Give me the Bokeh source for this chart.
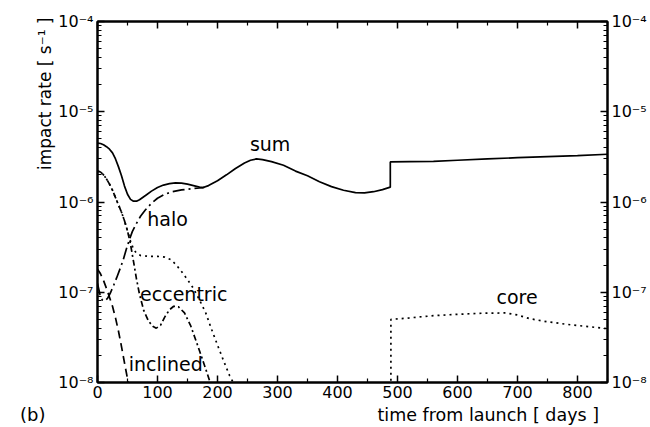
import math
from bokeh.plotting import figure
from bokeh.layouts import column
from bokeh.models import (Range1d, LinearAxis, LogAxis, FixedTicker, CustomJSTickFormatter,
                          Label, Title)
from bokeh.embed import file_html
from bokeh.resources import INLINE

# ---------------- data ----------------
x_ticks = [0, 100, 200, 300, 400, 500, 600, 700, 800]
x_minor = [50, 150, 250, 350, 450, 550, 650, 750, 850]
y_ticks = [1e-8, 1e-7, 1e-6, 1e-5, 1e-4]
y_tick_labels = ["10⁻⁸", "10⁻⁷", "10⁻⁶", "10⁻⁵", "10⁻⁴"]
y_minor = [m * 10.0 ** e for e in range(-8, -4) for m in range(2, 10)]

sum_days = [0, 5, 10, 15, 20, 25, 30, 35, 40, 45, 50, 55, 60, 65, 70, 80, 90, 100, 110, 120,
            130, 140, 150, 160, 170, 175, 185, 200, 215, 230, 245, 255, 265, 275, 290, 310,
            330, 350, 370, 390, 410, 430, 445, 460, 475, 488, 488, 520, 560, 600, 650, 700,
            750, 800, 850]
sum_rate = [4.5e-6, 4.45e-6, 4.3e-6, 4.1e-6, 3.85e-6, 3.5e-6, 3.0e-6, 2.45e-6, 1.95e-6, 1.5e-6,
            1.22e-6, 1.07e-6, 1.02e-6, 1.02e-6, 1.06e-6, 1.18e-6, 1.32e-6, 1.45e-6, 1.54e-6,
            1.6e-6, 1.63e-6, 1.62e-6, 1.58e-6, 1.52e-6, 1.46e-6, 1.44e-6, 1.52e-6, 1.72e-6,
            2.0e-6, 2.35e-6, 2.7e-6, 2.9e-6, 3.0e-6, 2.95e-6, 2.8e-6, 2.55e-6, 2.2e-6, 1.95e-6,
            1.68e-6, 1.48e-6, 1.35e-6, 1.27e-6, 1.26e-6, 1.3e-6, 1.37e-6, 1.46e-6, 2.78e-6,
            2.8e-6, 2.82e-6, 2.9e-6, 3.0e-6, 3.1e-6, 3.18e-6, 3.27e-6, 3.38e-6]

halo_days = [0, 4, 8, 12, 17, 22, 27, 32, 38, 43, 48, 53, 58, 65, 72, 80, 90, 100, 112, 125,
             140, 155, 170, 178]
halo_rate = [1.25e-7, 9.5e-8, 8.2e-8, 8.0e-8, 8.6e-8, 1.0e-7, 1.2e-7, 1.45e-7, 1.85e-7, 2.3e-7,
             3.0e-7, 3.8e-7, 4.7e-7, 5.8e-7, 7.0e-7, 8.2e-7, 9.7e-7, 1.1e-6, 1.22e-6, 1.3e-6,
             1.36e-6, 1.4e-6, 1.43e-6, 1.45e-6]

ecc_days = [0, 5, 10, 15, 20, 25, 30, 35, 40, 45, 50, 55, 60, 65, 70, 77, 85, 92, 98, 105,
            112, 120, 127, 135, 145, 155, 165, 175, 183, 190]
ecc_rate = [2.2e-6, 2.15e-6, 2.0e-6, 1.8e-6, 1.58e-6, 1.35e-6, 1.12e-6, 9.3e-7, 7.7e-7, 6.2e-7,
            4.8e-7, 3.4e-7, 2.2e-7, 1.4e-7, 9.5e-8, 6.3e-8, 4.8e-8, 4.2e-8, 4.0e-8, 4.3e-8,
            5.3e-8, 6.4e-8, 7.0e-8, 6.9e-8, 5.9e-8, 4.3e-8, 2.8e-8, 1.8e-8, 1.25e-8, 9e-9]

incl_days = [0, 5, 10, 15, 20, 25, 30, 35, 40, 45, 50, 53]
incl_rate = [1.8e-7, 1.6e-7, 1.35e-7, 1.1e-7, 8.8e-8, 7e-8, 5.2e-8, 3.7e-8, 2.5e-8, 1.65e-8,
             1.1e-8, 9e-9]

dot_days = [0, 5, 10, 15, 20, 25, 30, 35, 40, 45, 50, 55, 60, 65, 72, 85, 100, 112, 122, 130,
            140, 150, 160, 170, 180, 190, 200, 210, 220, 228]
dot_rate = [2.2e-6, 2.15e-6, 2.0e-6, 1.8e-6, 1.58e-6, 1.35e-6, 1.12e-6, 9.3e-7, 7.7e-7, 6.2e-7,
            4.8e-7, 3.7e-7, 3.0e-7, 2.7e-7, 2.55e-7, 2.5e-7, 2.5e-7, 2.45e-7, 2.3e-7, 2.05e-7,
            1.7e-7, 1.38e-7, 1.1e-7, 8.2e-8, 6.0e-8, 3.9e-8, 2.6e-8, 1.75e-8, 1.2e-8, 9.5e-9]

core_days = [489, 489, 520, 560, 600, 640, 680, 700, 720, 750, 790, 820, 850]
core_rate = [9e-9, 5.0e-8, 5.2e-8, 5.5e-8, 5.7e-8, 5.85e-8, 5.9e-8, 5.6e-8, 5.1e-8, 4.7e-8,
             4.35e-8, 4.15e-8, 3.95e-8]

panel_tag = "(b)"
x_title = "time from launch [ days ]"
y_title = "impact rate [ s⁻¹ ]"

FONT = "DejaVu Sans"
MAIN_H = 403
STRIP_H = 427 - MAIN_H

# ---------------- main figure ----------------
p = figure(width=650, height=MAIN_H, output_backend="svg", toolbar_location=None,
           x_range=Range1d(0, 850), y_range=Range1d(1e-8, 1e-4), y_axis_type="log",
           min_border_left=97, min_border_right=43, min_border_top=21, min_border_bottom=21,
           background_fill_color="white", border_fill_color="white")
p.grid.visible = False
p.outline_line_color = "black"
p.outline_line_width = 2

ytick_fmt = CustomJSTickFormatter(args=dict(tv=y_ticks, tl=y_tick_labels), code="""
let best = 0, bd = 1e9;
for (let i = 0; i < tv.length; i++) {
  const d = Math.abs(Math.log10(tv[i]) - Math.log10(tick));
  if (d < bd) { bd = d; best = i; }
}
return tl[best];
""")
blank_fmt = CustomJSTickFormatter(code="return '';")

def style_axis(ax):
    ax.axis_line_color = "black"
    ax.axis_line_width = 2
    ax.major_tick_line_color = "black"
    ax.minor_tick_line_color = "black"
    ax.major_tick_line_width = 1.5
    ax.minor_tick_line_width = 1.2
    ax.major_tick_in = 7
    ax.major_tick_out = 0
    ax.minor_tick_in = 4
    ax.minor_tick_out = 0
    ax.major_label_text_font = FONT
    ax.major_label_text_color = "black"
    ax.major_label_text_font_size = "16px"

xb = p.xaxis[0]
xb.ticker = FixedTicker(ticks=x_ticks, minor_ticks=x_minor)
style_axis(xb)
xb.major_label_standoff = 3

yl = p.yaxis[0]
yl.ticker = FixedTicker(ticks=y_ticks, minor_ticks=y_minor)
yl.formatter = ytick_fmt
style_axis(yl)
yl.major_label_standoff = 4

xt = LinearAxis(ticker=FixedTicker(ticks=x_ticks, minor_ticks=x_minor), formatter=blank_fmt)
style_axis(xt)
p.add_layout(xt, "above")

yr = LogAxis(ticker=FixedTicker(ticks=y_ticks, minor_ticks=y_minor), formatter=ytick_fmt)
style_axis(yr)
yr.major_label_standoff = 4
p.add_layout(yr, "right")

# y-axis title, aligned toward the top of the left side
p.add_layout(Title(text=y_title, align="right", text_font=FONT,
                   text_font_size="17px", text_font_style="normal", text_color="black",
                   standoff=2, offset=-4), "left")

# ---------------- curves ----------------
LW = 1.7
p.line(sum_days, sum_rate, line_color="black", line_width=LW)
p.line(halo_days, halo_rate, line_color="black", line_width=LW, line_dash="12 4 2 4")
p.line(ecc_days, ecc_rate, line_color="black", line_width=LW, line_dash="6 3 2 3")
p.line(incl_days, incl_rate, line_color="black", line_width=LW, line_dash="8 5")
p.line(dot_days, dot_rate, line_color="black", line_width=LW, line_dash="2 4")
p.line(core_days, core_rate, line_color="black", line_width=LW, line_dash="2 4")

# ---------------- curve labels ----------------
def lab(x, y, t, size="19px", **kw):
    return Label(x=x, y=y, text=t, text_font=FONT, text_font_size=size,
                 text_color="black", **kw)

p.add_layout(lab(254, 4.4e-6, "sum", text_baseline="alphabetic"))
p.add_layout(lab(83, 6.4e-7, "halo", text_baseline="alphabetic"))
p.add_layout(lab(71, 9.5e-8, "eccentric", text_baseline="alphabetic"))
p.add_layout(lab(52, 1.6e-8, "inclined", text_baseline="alphabetic"))
p.add_layout(lab(665, 8.8e-8, "core", text_baseline="alphabetic"))

# ---------------- bottom strip: panel tag and x-axis title ----------------
# strip frame is aligned with the main frame (97..607 px); its x range is in pixels
s = figure(width=650, height=STRIP_H, output_backend="svg", toolbar_location=None,
           x_range=Range1d(97, 607), y_range=Range1d(0, STRIP_H),
           x_axis_location=None,
           min_border_left=97, min_border_right=43, min_border_top=0, min_border_bottom=0,
           background_fill_color="white", border_fill_color="white")
s.grid.visible = False
s.outline_line_color = None

tag_axis = s.yaxis[0]
tag_axis.ticker = FixedTicker(ticks=[STRIP_H - 10], minor_ticks=[])
tag_axis.formatter = CustomJSTickFormatter(args=dict(t=panel_tag), code="return t;")
tag_axis.axis_line_color = None
tag_axis.major_tick_line_color = None
tag_axis.minor_tick_line_color = None
tag_axis.major_tick_out = 0
tag_axis.major_tick_in = 0
tag_axis.major_label_standoff = 52
tag_axis.major_label_text_font = FONT
tag_axis.major_label_text_font_size = "18px"
tag_axis.major_label_text_color = "black"

s.add_layout(lab(377, STRIP_H - 1, x_title, size="17.5px", text_baseline="top"))

layout = column(p, s, spacing=0)
open("out.html", "w").write(file_html(layout, INLINE))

********************

### Required work
Every line from the start of the listing above through the line with "3.18e-6, 3.27e-6, 3.38e-6]" should be repeated exactly; skip the pictures and add nothing else.

### Expected output
Give me the Bokeh source for this chart.
import math
from bokeh.plotting import figure
from bokeh.layouts import column
from bokeh.models import (Range1d, LinearAxis, LogAxis, FixedTicker, CustomJSTickFormatter,
                          Label, Title)
from bokeh.embed import file_html
from bokeh.resources import INLINE

# ---------------- data ----------------
x_ticks = [0, 100, 200, 300, 400, 500, 600, 700, 800]
x_minor = [50, 150, 250, 350, 450, 550, 650, 750, 850]
y_ticks = [1e-8, 1e-7, 1e-6, 1e-5, 1e-4]
y_tick_labels = ["10⁻⁸", "10⁻⁷", "10⁻⁶", "10⁻⁵", "10⁻⁴"]
y_minor = [m * 10.0 ** e for e in range(-8, -4) for m in range(2, 10)]

sum_days = [0, 5, 10, 15, 20, 25, 30, 35, 40, 45, 50, 55, 60, 65, 70, 80, 90, 100, 110, 120,
            130, 140, 150, 160, 170, 175, 185, 200, 215, 230, 245, 255, 265, 275, 290, 310,
            330, 350, 370, 390, 410, 430, 445, 460, 475, 488, 488, 520, 560, 600, 650, 700,
            750, 800, 850]
sum_rate = [4.5e-6, 4.45e-6, 4.3e-6, 4.1e-6, 3.85e-6, 3.5e-6, 3.0e-6, 2.45e-6, 1.95e-6, 1.5e-6,
            1.22e-6, 1.07e-6, 1.02e-6, 1.02e-6, 1.06e-6, 1.18e-6, 1.32e-6, 1.45e-6, 1.54e-6,
            1.6e-6, 1.63e-6, 1.62e-6, 1.58e-6, 1.52e-6, 1.46e-6, 1.44e-6, 1.52e-6, 1.72e-6,
            2.0e-6, 2.35e-6, 2.7e-6, 2.9e-6, 3.0e-6, 2.95e-6, 2.8e-6, 2.55e-6, 2.2e-6, 1.95e-6,
            1.68e-6, 1.48e-6, 1.35e-6, 1.27e-6, 1.26e-6, 1.3e-6, 1.37e-6, 1.46e-6, 2.78e-6,
            2.8e-6, 2.82e-6, 2.9e-6, 3.0e-6, 3.1e-6, 3.18e-6, 3.27e-6, 3.38e-6]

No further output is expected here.